Return the lines below exactly, from the first line to the line that contains "const isMajor = v". Leave out pictures.

######

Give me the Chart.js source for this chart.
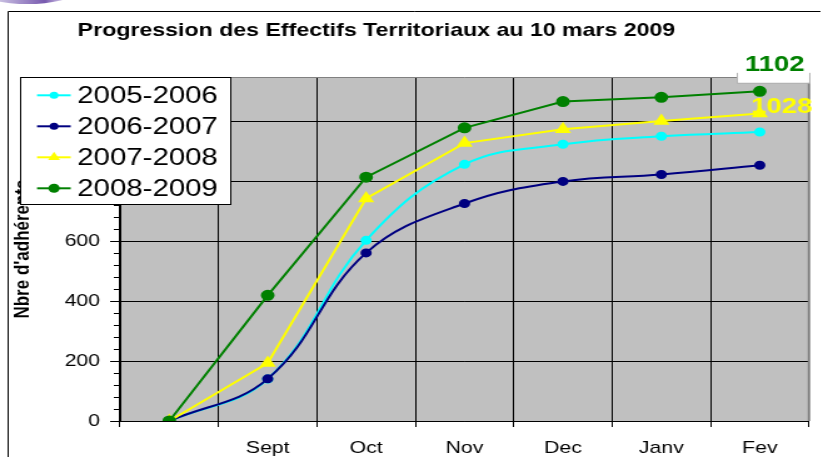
<!DOCTYPE html>
<html>
<head>
<meta charset="utf-8">
<script src="https://cdn.jsdelivr.net/npm/chart.js@4.4.1/dist/chart.umd.min.js"></script>
<style>
  html, body { margin: 0; padding: 0; background: #fff; overflow: hidden; width: 828px; height: 457px; }
  #wrap { position: absolute; left: 0; top: 0; width: 662px; height: 457px; transform: scaleX(1.250755); transform-origin: 0 0; }
  canvas { display: block; }
</style>
</head>
<body>
<div id="wrap"><canvas id="c" width="662" height="457"></canvas></div>
<script>
// ---- data ----
const categories = ['', 'Sept', 'Oct', 'Nov', 'Dec', 'Janv', 'Fev'];
const seriesNames = ['2005-2006', '2006-2007', '2007-2008', '2008-2009'];
const s2005_2006 = [0, 140, 604, 858, 925, 952, 966];
const s2006_2007 = [0, 141, 562, 727, 801, 824, 855];
const s2007_2008 = [0, 194, 744, 929, 975, 1003, 1028];
const s2008_2009 = [0, 420, 815, 980, 1068, 1082, 1102];
const yMajorTicks = [0, 200, 400, 600, 800, 1000];
const yMinorStep = 40;
const yMax = 1150;
const chartTitle = 'Progression des Effectifs Territoriaux au 10 mars 2009';
const yAxisTitle = "Nbre d'adhérents";

const FONT = "'Liberation Sans', Arial, Helvetica, sans-serif";

// minor + major tick values
const yTickValues = [];
for (let v = 0; v <= yMax; v += yMinorStep) yTickValues.push(v);
const isMajor = v => yMajorTicks.indexOf(v) !== -1;

const bgPlugin = {
  id: 'bg',
  beforeDraw(chart) {
    const ctx = chart.ctx, a = chart.chartArea;
    ctx.save();
    // decorative purple swoosh top-left
    const g = ctx.createLinearGradient(0, 0, 60, 0);
    g.addColorStop(0, 'rgba(200,190,225,1)');
    g.addColorStop(0.6, 'rgba(120,90,175,1)');
    g.addColorStop(1, 'rgba(150,120,200,0)');
    ctx.fillStyle = g;
    ctx.beginPath();
    ctx.ellipse(22, -7, 36, 11, 0, 0, Math.PI * 2);
    ctx.fill();
    // outer frame
    ctx.strokeStyle = '#000';
    ctx.lineWidth = 1;
    ctx.beginPath();
    ctx.moveTo(6.5, 460);
    ctx.lineTo(6.5, 11.5);
    ctx.lineTo(656, 11.5);
    ctx.stroke();
    // plot area fill
    ctx.fillStyle = '#C0C0C0';
    ctx.fillRect(a.left, a.top, a.right - a.left, a.bottom - a.top);
    ctx.restore();
  },
  beforeDatasetsDraw(chart) {
    const ctx = chart.ctx, a = chart.chartArea;
    ctx.save();
    ctx.strokeStyle = '#808080';
    ctx.lineWidth = 1;
    ctx.beginPath();
    ctx.moveTo(a.left, a.top + 0.5);
    ctx.lineTo(a.right, a.top + 0.5);
    ctx.stroke();
    ctx.lineWidth = 2;
    ctx.beginPath();
    ctx.moveTo(a.right, a.top);
    ctx.lineTo(a.right, a.bottom);
    ctx.stroke();
    ctx.restore();
  },
  afterDatasetsDraw(chart) {
    const ctx = chart.ctx;
    ctx.save();
    // label for 2008-2009 last value
    const gm = chart.getDatasetMeta(3);
    const gi = s2008_2009.length - 1;
    const gp = gm.data[gi];
    const bx = gp.x - 18.4, by = gp.y - 46, bw = 58.4, bh = 37.5;
    ctx.fillStyle = '#fff';
    ctx.fillRect(bx, by, bw, bh);
    ctx.strokeStyle = '#b0b0b0';
    ctx.lineWidth = 1;
    ctx.beginPath();
    ctx.moveTo(bx + 0.5, by + bh - 10);
    ctx.lineTo(bx + 0.5, by + bh + 0.5);
    ctx.lineTo(bx + bw, by + bh + 0.5);
    ctx.lineTo(bx + bw, by + bh - 10);
    ctx.stroke();
    ctx.font = 'bold 22px ' + FONT;
    ctx.textAlign = 'center';
    ctx.textBaseline = 'middle';
    ctx.fillStyle = '#008000';
    ctx.fillText(String(s2008_2009[gi]), gp.x + 12, gp.y - 26);
    // label for 2007-2008 last value
    const ym = chart.getDatasetMeta(2);
    const yi = s2007_2008.length - 1;
    const yp = ym.data[yi];
    ctx.fillStyle = '#FFFF00';
    ctx.fillText(String(s2007_2008[yi]), yp.x + 17.6, yp.y - 7);
    ctx.restore();
  },
  afterDraw(chart) {
    const ctx = chart.ctx;
    ctx.save();
    // title
    ctx.font = 'bold 18.5px ' + FONT;
    ctx.fillStyle = '#000';
    ctx.textAlign = 'center';
    ctx.textBaseline = 'middle';
    ctx.fillText(chartTitle, 301, 31);
    // legend box
    const L = { x: 16, y: 77, w: 168, h: 127 };
    ctx.fillStyle = '#fff';
    ctx.fillRect(L.x, L.y, L.w, L.h);
    ctx.strokeStyle = '#000';
    ctx.lineWidth = 1;
    ctx.strokeRect(L.x + 0.5, L.y + 0.5, L.w, L.h);
    chart.data.datasets.forEach((ds, i) => {
      const y = 95.3 + i * 31;
      ctx.strokeStyle = ds.borderColor;
      ctx.lineWidth = 2;
      ctx.beginPath();
      ctx.moveTo(29.6, y);
      ctx.lineTo(56.5, y);
      ctx.stroke();
      ctx.fillStyle = ds.backgroundColor;
      ctx.beginPath();
      const mx = 43.2, r = ds.pointRadius;
      if (ds.pointStyle === 'triangle') {
        ctx.moveTo(mx, y - r);
        ctx.lineTo(mx + r * 0.866, y + r * 0.5);
        ctx.lineTo(mx - r * 0.866, y + r * 0.5);
        ctx.closePath();
      } else {
        ctx.arc(mx, y, r, 0, Math.PI * 2);
      }
      ctx.fill();
      ctx.font = '23.5px ' + FONT;
      ctx.fillStyle = '#000';
      ctx.textAlign = 'left';
      ctx.textBaseline = 'middle';
      ctx.fillText(ds.label, 61.8, y + 1);
    });
    ctx.restore();
  }
};

new Chart(document.getElementById('c'), {
  type: 'line',
  data: {
    labels: categories,
    datasets: [
      { label: seriesNames[0], data: s2005_2006, borderColor: '#00FFFF', backgroundColor: '#00FFFF',
        borderWidth: 2, pointRadius: 3.5, pointStyle: 'circle', tension: 0.4, order: 4 },
      { label: seriesNames[1], data: s2006_2007, borderColor: '#000080', backgroundColor: '#000080',
        borderWidth: 2, pointRadius: 3.5, pointStyle: 'circle', tension: 0.4, order: 3 },
      { label: seriesNames[2], data: s2007_2008, borderColor: '#FFFF00', backgroundColor: '#FFFF00',
        borderWidth: 2, pointRadius: 5.5, pointStyle: 'triangle', tension: 0, order: 2 },
      { label: seriesNames[3], data: s2008_2009, borderColor: '#008000', backgroundColor: '#008000',
        borderWidth: 2, pointRadius: 4.5, pointStyle: 'circle', tension: 0, order: 1 }
    ]
  },
  options: {
    responsive: false,
    animation: false,
    events: [],
    layout: { padding: { left: 8, right: 15.2, top: 77, bottom: 0 } },
    plugins: { legend: { display: false }, title: { display: false }, tooltip: { enabled: false } },
    scales: {
      x: {
        type: 'category',
        offset: true,
        grid: { offset: true, color: '#000', lineWidth: 1, tickLength: 6, tickColor: '#000' },
        border: { color: '#000', width: 1 },
        ticks: { font: { family: FONT, size: 17 }, color: '#000', padding: 11, maxRotation: 0, autoSkip: false },
        afterFit: s => { s.height = 36; }
      },
      y: {
        min: 0,
        max: yMax,
        afterBuildTicks: s => { s.ticks = yTickValues.map(v => ({ value: v })); },
        grid: {
          color: c => (c.tick && isMajor(c.tick.value)) ? '#000' : 'rgba(0,0,0,0)',
          lineWidth: 1,
          tickColor: '#000',
          tickLength: 8,
          tickBorderDash: c => (c.tick && !isMajor(c.tick.value)) ? [5, 3] : [],
          tickBorderDashOffset: c => (c.tick && !isMajor(c.tick.value)) ? 5 : 0
        },
        border: { color: '#000', width: 1 },
        ticks: {
          font: { family: FONT, size: 17 }, color: '#000', padding: 8, autoSkip: false,
          callback: v => isMajor(v) ? String(v) : ''
        },
        title: { display: true, text: yAxisTitle, color: '#000', padding: 0,
                 font: { family: FONT, size: 17, weight: 'bold' } },
        afterFit: s => { s.width = 88; }
      }
    }
  },
  plugins: [bgPlugin]
});
</script>
</body>
</html>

######

### FULL SOLUTION:
Give me the Chart.js source for this chart.
<!DOCTYPE html>
<html>
<head>
<meta charset="utf-8">
<script src="https://cdn.jsdelivr.net/npm/chart.js@4.4.1/dist/chart.umd.min.js"></script>
<style>
  html, body { margin: 0; padding: 0; background: #fff; overflow: hidden; width: 828px; height: 457px; }
  #wrap { position: absolute; left: 0; top: 0; width: 662px; height: 457px; transform: scaleX(1.250755); transform-origin: 0 0; }
  canvas { display: block; }
</style>
</head>
<body>
<div id="wrap"><canvas id="c" width="662" height="457"></canvas></div>
<script>
// ---- data ----
const categories = ['', 'Sept', 'Oct', 'Nov', 'Dec', 'Janv', 'Fev'];
const seriesNames = ['2005-2006', '2006-2007', '2007-2008', '2008-2009'];
const s2005_2006 = [0, 140, 604, 858, 925, 952, 966];
const s2006_2007 = [0, 141, 562, 727, 801, 824, 855];
const s2007_2008 = [0, 194, 744, 929, 975, 1003, 1028];
const s2008_2009 = [0, 420, 815, 980, 1068, 1082, 1102];
const yMajorTicks = [0, 200, 400, 600, 800, 1000];
const yMinorStep = 40;
const yMax = 1150;
const chartTitle = 'Progression des Effectifs Territoriaux au 10 mars 2009';
const yAxisTitle = "Nbre d'adhérents";

const FONT = "'Liberation Sans', Arial, Helvetica, sans-serif";

// minor + major tick values
const yTickValues = [];
for (let v = 0; v <= yMax; v += yMinorStep) yTickValues.push(v);
const isMajor = v => yMajorTicks.indexOf(v) !== -1;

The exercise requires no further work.